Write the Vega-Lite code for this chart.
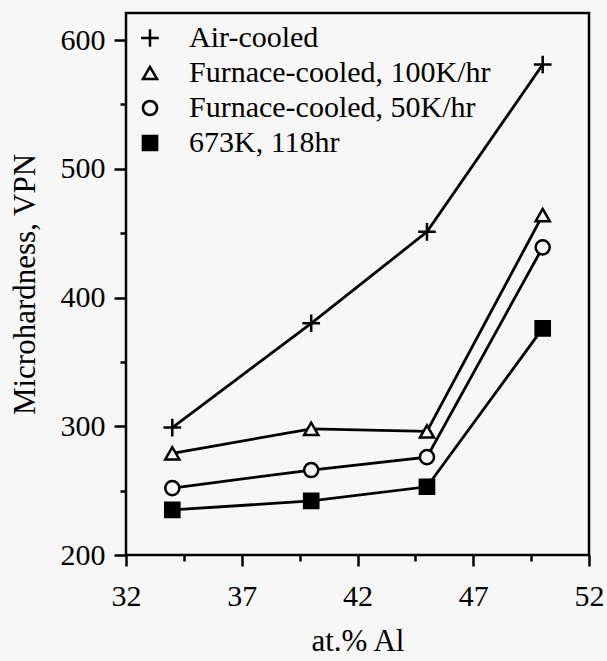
{
  "$schema": "https://vega.github.io/schema/vega-lite/v6.json",
  "width": 463,
  "height": 542,
  "autosize": {"type": "none"},
  "padding": {"left": 126, "top": 13, "right": 18, "bottom": 106},
  "background": "#f7f7f7",
  "config": {
    "view": {"stroke": "black", "strokeWidth": 2.5},
    "font": "Liberation Serif",
    "axis": {"domain": false, "grid": false, "labelFont": "Liberation Serif", "titleFont": "Liberation Serif", "labelColor": "black", "titleColor": "black", "tickColor": "black", "titleFontWeight": "normal", "labelFontSize": 30, "titleFontSize": 31},
    "legend": {"labelFont": "Liberation Serif", "labelFontSize": 30, "labelColor": "black", "labelLimit": 0}
  },
  "data": {"values": [
    {"al": 34, "vpn": 299, "s": "Air-cooled"},
    {"al": 40, "vpn": 380, "s": "Air-cooled"},
    {"al": 45, "vpn": 451, "s": "Air-cooled"},
    {"al": 50, "vpn": 581, "s": "Air-cooled"},
    {"al": 34, "vpn": 279, "s": "Furnace-cooled, 100K/hr"},
    {"al": 40, "vpn": 298, "s": "Furnace-cooled, 100K/hr"},
    {"al": 45, "vpn": 296, "s": "Furnace-cooled, 100K/hr"},
    {"al": 50, "vpn": 464, "s": "Furnace-cooled, 100K/hr"},
    {"al": 34, "vpn": 252, "s": "Furnace-cooled, 50K/hr"},
    {"al": 40, "vpn": 266, "s": "Furnace-cooled, 50K/hr"},
    {"al": 45, "vpn": 276, "s": "Furnace-cooled, 50K/hr"},
    {"al": 50, "vpn": 439, "s": "Furnace-cooled, 50K/hr"},
    {"al": 34, "vpn": 235, "s": "673K, 118hr"},
    {"al": 40, "vpn": 242, "s": "673K, 118hr"},
    {"al": 45, "vpn": 253, "s": "673K, 118hr"},
    {"al": 50, "vpn": 376, "s": "673K, 118hr"}
  ]},
  "encoding": {
    "x": {"field": "al", "type": "quantitative", "title": "at.% Al",
      "scale": {"domain": [32, 52], "nice": false, "zero": false},
      "axis": {"values": [32, 34.5, 37, 39.5, 42, 44.5, 47, 49.5, 52],
        "labelExpr": "datum.value % 5 == 2 ? datum.label : ''",
        "labelFontSize": 30, "labelFont": "Liberation Serif",
        "tickSize": {"condition": {"test": "datum.value % 5 != 2", "value": 6}, "value": 11},
        "tickWidth": 2.5, "labelPadding": 15, "labelFlush": false,
        "titleX": 231.5, "titleY": 86, "titleBaseline": "middle", "titleAlign": "center"}},
    "y": {"field": "vpn", "type": "quantitative", "title": "Microhardness, VPN",
      "scale": {"domain": [200, 621], "nice": false, "zero": false},
      "axis": {"values": [200, 250, 300, 350, 400, 450, 500, 550, 600],
        "labelExpr": "datum.value % 100 == 0 ? datum.label : ''",
        "labelFontSize": 30, "labelFont": "Liberation Serif",
        "tickSize": {"condition": {"test": "datum.value % 100 != 0", "value": 6}, "value": 12},
        "tickWidth": 2.5, "labelPadding": 9, "labelFlush": false,
        "titleX": -101, "titleY": 271, "titleAngle": -90, "titleBaseline": "middle", "titleAlign": "center"}}
  },
  "layer": [
    {"mark": {"type": "line", "color": "black", "strokeWidth": 2.8},
     "encoding": {"detail": {"field": "s"}}},
    {"mark": {"type": "point", "strokeWidth": 2.5, "opacity": 1, "size": 200},
     "encoding": {
       "shape": {"field": "s", "type": "nominal",
         "scale": {"domain": ["Air-cooled", "Furnace-cooled, 100K/hr", "Furnace-cooled, 50K/hr", "673K, 118hr"],
           "range": ["M-1.25,0H1.25M0,-1.25V1.25", "triangle-up", "circle", "square"]},
         "legend": {"title": null, "orient": "none", "legendX": 9, "legendY": 10, "symbolSize": 200, "symbolStrokeWidth": 2.5, "labelOffset": 24, "rowPadding": 5, "padding": 0}},
       "fill": {"field": "s", "type": "nominal",
         "scale": {"domain": ["Air-cooled", "Furnace-cooled, 100K/hr", "Furnace-cooled, 50K/hr", "673K, 118hr"],
           "range": ["#f7f7f7", "#f7f7f7", "#f7f7f7", "black"]},
         "legend": {"title": null, "orient": "none", "legendX": 9, "legendY": 10, "symbolSize": 200, "symbolStrokeWidth": 2.5, "labelOffset": 24, "rowPadding": 5, "padding": 0}},
       "stroke": {"field": "s", "type": "nominal",
         "scale": {"domain": ["Air-cooled", "Furnace-cooled, 100K/hr", "Furnace-cooled, 50K/hr", "673K, 118hr"],
           "range": ["black", "black", "black", "black"]},
         "legend": {"title": null, "orient": "none", "legendX": 9, "legendY": 10, "symbolSize": 200, "symbolStrokeWidth": 2.5, "labelOffset": 24, "rowPadding": 5, "padding": 0}}
     }}
  ]
}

□ □ □ □ □ □ □

**Task to complete**
Return each line exactly as written. Any picture gets left out.

**Output of the task**
Write the Vega-Lite code for this chart.
{
  "$schema": "https://vega.github.io/schema/vega-lite/v6.json",
  "width": 463,
  "height": 542,
  "autosize": {"type": "none"},
  "padding": {"left": 126, "top": 13, "right": 18, "bottom": 106},
  "background": "#f7f7f7",
  "config": {
    "view": {"stroke": "black", "strokeWidth": 2.5},
    "font": "Liberation Serif",
    "axis": {"domain": false, "grid": false, "labelFont": "Liberation Serif", "titleFont": "Liberation Serif", "labelColor": "black", "titleColor": "black", "tickColor": "black", "titleFontWeight": "normal", "labelFontSize": 30, "titleFontSize": 31},
    "legend": {"labelFont": "Liberation Serif", "labelFontSize": 30, "labelColor": "black", "labelLimit": 0}
  },
  "data": {"values": [
    {"al": 34, "vpn": 299, "s": "Air-cooled"},
    {"al": 40, "vpn": 380, "s": "Air-cooled"},
    {"al": 45, "vpn": 451, "s": "Air-cooled"},
    {"al": 50, "vpn": 581, "s": "Air-cooled"},
    {"al": 34, "vpn": 279, "s": "Furnace-cooled, 100K/hr"},
    {"al": 40, "vpn": 298, "s": "Furnace-cooled, 100K/hr"},
    {"al": 45, "vpn": 296, "s": "Furnace-cooled, 100K/hr"},
    {"al": 50, "vpn": 464, "s": "Furnace-cooled, 100K/hr"},
    {"al": 34, "vpn": 252, "s": "Furnace-cooled, 50K/hr"},
    {"al": 40, "vpn": 266, "s": "Furnace-cooled, 50K/hr"},
    {"al": 45, "vpn": 276, "s": "Furnace-cooled, 50K/hr"},
    {"al": 50, "vpn": 439, "s": "Furnace-cooled, 50K/hr"},
    {"al": 34, "vpn": 235, "s": "673K, 118hr"},
    {"al": 40, "vpn": 242, "s": "673K, 118hr"},
    {"al": 45, "vpn": 253, "s": "673K, 118hr"},
    {"al": 50, "vpn": 376, "s": "673K, 118hr"}
  ]},
  "encoding": {
    "x": {"field": "al", "type": "quantitative", "title": "at.% Al",
      "scale": {"domain": [32, 52], "nice": false, "zero": false},
      "axis": {"values": [32, 34.5, 37, 39.5, 42, 44.5, 47, 49.5, 52],
        "labelExpr": "datum.value % 5 == 2 ? datum.label : ''",
        "labelFontSize": 30, "labelFont": "Liberation Serif",
        "tickSize": {"condition": {"test": "datum.value % 5 != 2", "value": 6}, "value": 11},
        "tickWidth": 2.5, "labelPadding": 15, "labelFlush": false,
        "titleX": 231.5, "titleY": 86, "titleBaseline": "middle", "titleAlign": "center"}},
    "y": {"field": "vpn", "type": "quantitative", "title": "Microhardness, VPN",
      "scale": {"domain": [200, 621], "nice": false, "zero": false},
      "axis": {"values": [200, 250, 300, 350, 400, 450, 500, 550, 600],
        "labelExpr": "datum.value % 100 == 0 ? datum.label : ''",
        "labelFontSize": 30, "labelFont": "Liberation Serif",
        "tickSize": {"condition": {"test": "datum.value % 100 != 0", "value": 6}, "value": 12},
        "tickWidth": 2.5, "labelPadding": 9, "labelFlush": false,
        "titleX": -101, "titleY": 271, "titleAngle": -90, "titleBaseline": "middle", "titleAlign": "center"}}
  },
  "layer": [
    {"mark": {"type": "line", "color": "black", "strokeWidth": 2.8},
     "encoding": {"detail": {"field": "s"}}},
    {"mark": {"type": "point", "strokeWidth": 2.5, "opacity": 1, "size": 200},
     "encoding": {
       "shape": {"field": "s", "type": "nominal",
         "scale": {"domain": ["Air-cooled", "Furnace-cooled, 100K/hr", "Furnace-cooled, 50K/hr", "673K, 118hr"],
           "range": ["M-1.25,0H1.25M0,-1.25V1.25", "triangle-up", "circle", "square"]},
         "legend": {"title": null, "orient": "none", "legendX": 9, "legendY": 10, "symbolSize": 200, "symbolStrokeWidth": 2.5, "labelOffset": 24, "rowPadding": 5, "padding": 0}},
       "fill": {"field": "s", "type": "nominal",
         "scale": {"domain": ["Air-cooled", "Furnace-cooled, 100K/hr", "Furnace-cooled, 50K/hr", "673K, 118hr"],
           "range": ["#f7f7f7", "#f7f7f7", "#f7f7f7", "black"]},
         "legend": {"title": null, "orient": "none", "legendX": 9, "legendY": 10, "symbolSize": 200, "symbolStrokeWidth": 2.5, "labelOffset": 24, "rowPadding": 5, "padding": 0}},
       "stroke": {"field": "s", "type": "nominal",
         "scale": {"domain": ["Air-cooled", "Furnace-cooled, 100K/hr", "Furnace-cooled, 50K/hr", "673K, 118hr"],
           "range": ["black", "black", "black", "black"]},
         "legend": {"title": null, "orient": "none", "legendX": 9, "legendY": 10, "symbolSize": 200, "symbolStrokeWidth": 2.5, "labelOffset": 24, "rowPadding": 5, "padding": 0}}
     }}
  ]
}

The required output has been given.